Tajikistan: Is rumored amnesty for real or a bluff?

One moment there is talk of opposition figures being released, the next, officials are assaulting activists.

Sep 11, 2018
 

It is a deeply confusing time for anybody trying to understand what Tajikistan’s official line on the opposition is these days. One moment, there is talk of mass amnesties of political prisoners. The next, state officials are assaulting exiled activists in European capitals.

The week had started on a positive note with Muhiddin Kabiri, the Europe-based head of the banned Islamic Renaissance Party of Tajikistan, saying he had received assurances during a chance encounter with Saifullo Safarov, the deputy head of the Strategic Research Center, a think tank affiliated with the Tajik presidential administration, that dozens of political prisoners are set to be released.

“Safarov said that all political prisoners will soon be released. He even offered a number — 183 people, and he named Zaid Saidov, Mahmadali Hayit, and other opposition people, members of my party, activists and my deputies,” Kabiri was quoted as saying by Moscow-based Ferghana news agency.

The exchange is said to have taken place on September 10, on the the sidelines of the Human Dimension Implementation Meeting, an event organized annually in Warsaw by the democracy-promoting wing of the Organization for Security and Cooperation in Europe.

The figures alluded to by Kabiri are high-level opposition figures who have been sentenced to several decades in jail on charges that rights activists have repeatedly stated were trumped-up.

According to sources speaking to Eurasianet on conditions of anonymity, the list of people purportedly set to be amnestied is currently being reviewed by the Justice Ministry and the General Prosecutor’s Office. The list is also said to include the names of Maqsud Ibrohimov, who used to lead a Russia-based opposition movement called Youth for the Revival of Tajikistan, and Abumalik Salomov, a well-known doctor who was member of a Salafi-affiliated group. Another prominent Salafi figure, Muhammadi Rahmatullo, is also possibly set for release.
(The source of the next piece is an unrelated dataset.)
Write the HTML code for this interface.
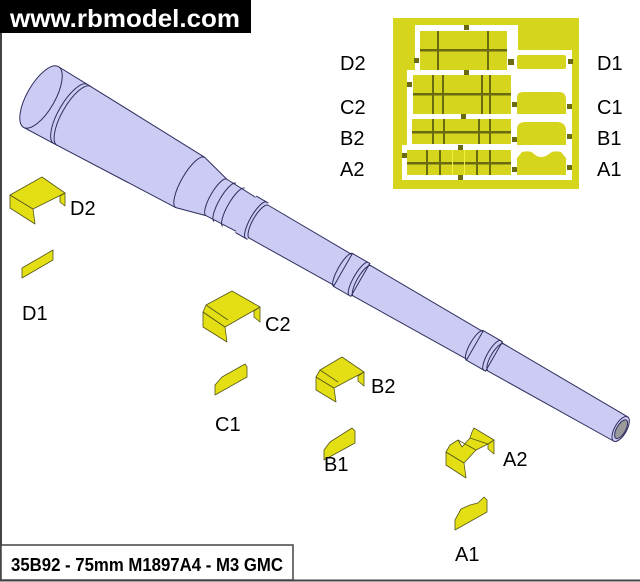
<!DOCTYPE html>
<html><head><meta charset="utf-8"><style>
html,body{margin:0;padding:0;background:#fff}
body{width:640px;height:582px;overflow:hidden;position:relative;font-family:"Liberation Sans",Arial,sans-serif}
svg{position:absolute;left:0;top:0}
</style></head><body>
<svg width="640" height="582" viewBox="0 0 640 582" font-family="Liberation Sans, Arial, sans-serif">
<!-- frame -->
<line x1="1" y1="30" x2="1" y2="581" stroke="#444" stroke-width="2"/>
<line x1="0" y1="580.5" x2="640" y2="580.5" stroke="#444" stroke-width="2"/>
<rect x="0" y="0" width="251" height="33" fill="#000"/>
<text x="10" y="27" font-size="25" font-weight="bold" fill="#fff" textLength="230" lengthAdjust="spacingAndGlyphs">www.rbmodel.com</text>
<rect x="1" y="545" width="292" height="35" fill="#fff" stroke="#444" stroke-width="1.5"/>
<text x="11" y="571" font-size="18" font-weight="bold" fill="#000" textLength="272" lengthAdjust="spacingAndGlyphs">35B92 - 75mm M1897A4 - M3 GMC</text>

<!-- barrel -->
<g transform="translate(41,97) rotate(29.8)" fill="#cbcbf4" stroke="#2e2e5e" stroke-width="1">
  <polygon points="0,-35 34,-34 172,-29 202,-21 250,-19 500,-16 668,-14 668,14 500,16 250,19 202,21 172,29 34,34 0,35"/>
  <path d="M172,-29 A9,29 0 0 0 172,29" fill="none"/>
  <path d="M202,-21 A6,21 0 0 0 202,21" fill="none"/>
  <path d="M34,-34 A12,34 0 0 0 34,34" fill="none"/>
  <path d="M38,-34 A12,34 0 0 0 38,34" fill="none"/>
  <path d="M212,-22 A6,22 0 0 0 212,22" fill="none"/>
  <path d="M222,-22 A6,22 0 0 0 222,22" fill="none"/>
  <rect x="236" y="-21" width="14" height="42" stroke="none"/>
  <path d="M236,-21 L250,-21" fill="none"/>
  <path d="M236,21 L250,21" fill="none"/>
  <path d="M248,-21 A6,21 0 0 0 248,21" fill="none"/>
  <path d="M251,-19 A6,19 0 0 0 251,19" fill="none"/>
  <polygon points="348,-19 368,-19 368,19 348,19"/>
  <path d="M348,-19 A5,19 0 0 0 348,19" fill="none"/>
  <path d="M366,-19 A5,19 0 0 0 366,19" fill="none"/>
  <path d="M370,-17.5 A5,17.5 0 0 0 370,17.5" fill="none"/>
  <polygon points="500,-17 522,-17 522,17 500,17"/>
  <path d="M500,-17 A5,17 0 0 0 500,17" fill="none"/>
  <path d="M520,-17 A5,17 0 0 0 520,17" fill="none"/>
  <path d="M524,-15.5 A5,15.5 0 0 0 524,15.5" fill="none"/>
  <ellipse cx="0" cy="0" rx="14" ry="35"/>
  <ellipse cx="668" cy="0" rx="6" ry="14"/>
  <ellipse cx="668.5" cy="0" rx="4.5" ry="10.5" fill="#9a9a9a"/>
</g>

<!-- fret -->
<rect x="393" y="18" width="186" height="171" fill="#d6d51e"/>
<polygon points="415,25 518,25 518,50 572,50 572,180 402,180 402,145 407,145 407,70 415,70" fill="#fff"/>
<g fill="#d6d51e">
  <rect x="420" y="31" width="87" height="39"/>
  <rect x="517" y="55" width="49" height="14" rx="2"/>
  <rect x="413" y="75" width="98" height="39"/>
  <path d="M517,114 L517,97 Q517,92 524,92 L559,92 Q566,92 566,100 L566,114Z"/>
  <rect x="412" y="119" width="99" height="25"/>
  <path d="M517,145 L517,129 Q517,122 526,122 L557,122 Q566,122 566,131 L566,145Z"/>
  <rect x="407" y="150" width="104" height="25"/>
  <path d="M517,175 L517,158 L522,152 Q531,150 534,154 Q541,160 549,154 Q553,150 561,152 L566,158 L566,175Z"/>
</g>
<g fill="#6a6a10">
  <rect x="437" y="31" width="2" height="39"/><rect x="487" y="31" width="2" height="39"/><rect x="420" y="49" width="87" height="2.5"/>
  <rect x="432" y="75" width="2" height="39"/><rect x="442" y="75" width="2" height="39"/><rect x="481" y="75" width="2" height="39"/><rect x="489" y="75" width="2" height="39"/><rect x="413" y="93" width="98" height="2.5"/>
  <rect x="432" y="119" width="2" height="25"/><rect x="443" y="119" width="2" height="25"/><rect x="478" y="119" width="2" height="25"/><rect x="489" y="119" width="2" height="25"/><rect x="412" y="131" width="99" height="2.5"/>
  <rect x="426" y="150" width="2" height="25"/><rect x="439" y="150" width="2" height="25"/><rect x="476" y="150" width="2" height="25"/><rect x="489" y="150" width="2" height="25"/><rect x="407" y="162" width="104" height="2.5"/>
  <rect x="464" y="25" width="5" height="5"/><rect x="414" y="58" width="5" height="5"/><rect x="508" y="59" width="6" height="6"/><rect x="568" y="59" width="5" height="5"/>
  <rect x="464" y="70" width="5" height="5"/><rect x="407" y="82" width="5" height="5"/><rect x="512" y="102" width="5" height="5"/><rect x="567" y="104" width="5" height="5"/>
  <rect x="461" y="114" width="5" height="5"/><rect x="512" y="137" width="5" height="5"/><rect x="567" y="134" width="5" height="5"/>
  <rect x="458" y="145" width="5" height="5"/><rect x="402" y="153" width="5" height="5"/><rect x="512" y="167" width="5" height="5"/><rect x="567" y="165" width="5" height="5"/><rect x="458" y="175" width="5" height="5"/>
</g>
<rect x="452" y="150" width="1" height="25" fill="#f4f040"/><rect x="464" y="150" width="1" height="25" fill="#f4f040"/>

<g font-size="20" fill="#000">
  <text x="340" y="70">D2</text><text x="597" y="70">D1</text>
  <text x="340" y="114">C2</text><text x="597" y="114">C1</text>
  <text x="340" y="145">B2</text><text x="597" y="145">B1</text>
  <text x="340" y="176">A2</text><text x="597" y="176">A1</text>
</g>

<!-- parts -->
<g fill="#e3df14" stroke="#55551a" stroke-width="0.8" stroke-linejoin="round">
  <polygon points="60,196 65,193 65,206 60,202"/>
  <polygon points="10,195 33,209 35,224 10,208"/>
  <polygon points="10,195 42,177 65,193 33,209"/>
  <polygon points="22,268 53,250 53,260 22,278"/>
  <polygon points="254,311 260,307 260,322 254,317"/>
  <polygon points="203,312 225,327 227,342 203,327"/>
  <polygon points="203,312 206,305 232,291 260,307 225,327"/>
  <line x1="206" y1="305" x2="228" y2="320"/>
  <polygon points="215,395 215,385 222,377 245,364 247,367 247,377"/>
  <polygon points="358,376 364,372 364,386 358,381"/>
  <polygon points="316,377 334,388 336,402 316,390"/>
  <polygon points="316,377 320,370 342,357 364,372 334,388"/>
  <line x1="320" y1="370" x2="338" y2="382"/>
  <polygon points="324,460 324,450 330,442 352,428 355,431 355,443"/>
  <polygon points="488,444 494,440 494,454 488,449"/>
  <polygon points="446,452 464,463 466,478 446,465"/>
  <polygon points="446,452 450,445 458,440 462,447 470,438 472,432 474,428 494,440 488,444 476,450 464,463"/>
  <line x1="458" y1="440" x2="476" y2="450"/>
  <line x1="470" y1="438" x2="488" y2="444"/>
  <polygon points="455,530 455,520 461,509 470,505 478,503 484,497 487,500 487,512"/>
</g>

<g font-size="20" fill="#000">
  <text x="70" y="215">D2</text>
  <text x="22" y="320">D1</text>
  <text x="265" y="331">C2</text>
  <text x="215" y="431">C1</text>
  <text x="371" y="393">B2</text>
  <text x="324" y="471">B1</text>
  <text x="503" y="466">A2</text>
  <text x="455" y="561">A1</text>
</g>
</svg>
</body></html>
All this having been said, no official is willing to go on the record to confirm any such plans. Were these intentions to pan out, the question would arise as to what had prompted them. President Emomali Rahmon's regime towers over a teetering economy, but on the political front, it is arguable that he has rarely enjoyed such uncontested power.

The fact remains that even if policy may be evolving, the officials actually charged with presenting Tajikistan’s public face are still committed to a course of thuggish intimidation. Cue a September 11 incident at the Warsaw event in which members of Tajikistan’s government delegation physically attacked activists with the foreign-based opposition. The incident was caught on camera and posted online. The whole episode was slight and lasted but a matter of seconds, and yet it illustrated plainly that peaceful dialogue is still ways away.

In a coda to this unsavory incident, the person responsible for filming the altercation claims that Tajik officials driving away from the Warsaw conference charged him with their vehicle, only narrowly missing him in the process. The activist, Shukhrat Rahmatullo, posted a photo of his scuffed shoe, saying it showed how the car had run over his foot.

And if the talk of clemency being filtered out is a measure to induce opposition activists into desisting from their work, it does not seem to be working. This week, a group of opposition groups, including the IRPT, announced that they are formally creating a united coalition. The other three groups represented in what is dubbing itself the National Alliance of Tajikistan are the Forum for Free-Thinkers of Tajikistan, the Reform and Development Movement and the Central Asian Migrants Movement. The alliance was sealed in a declaration in Warsaw on September 9, which also marked Tajikistan’s Independence Day.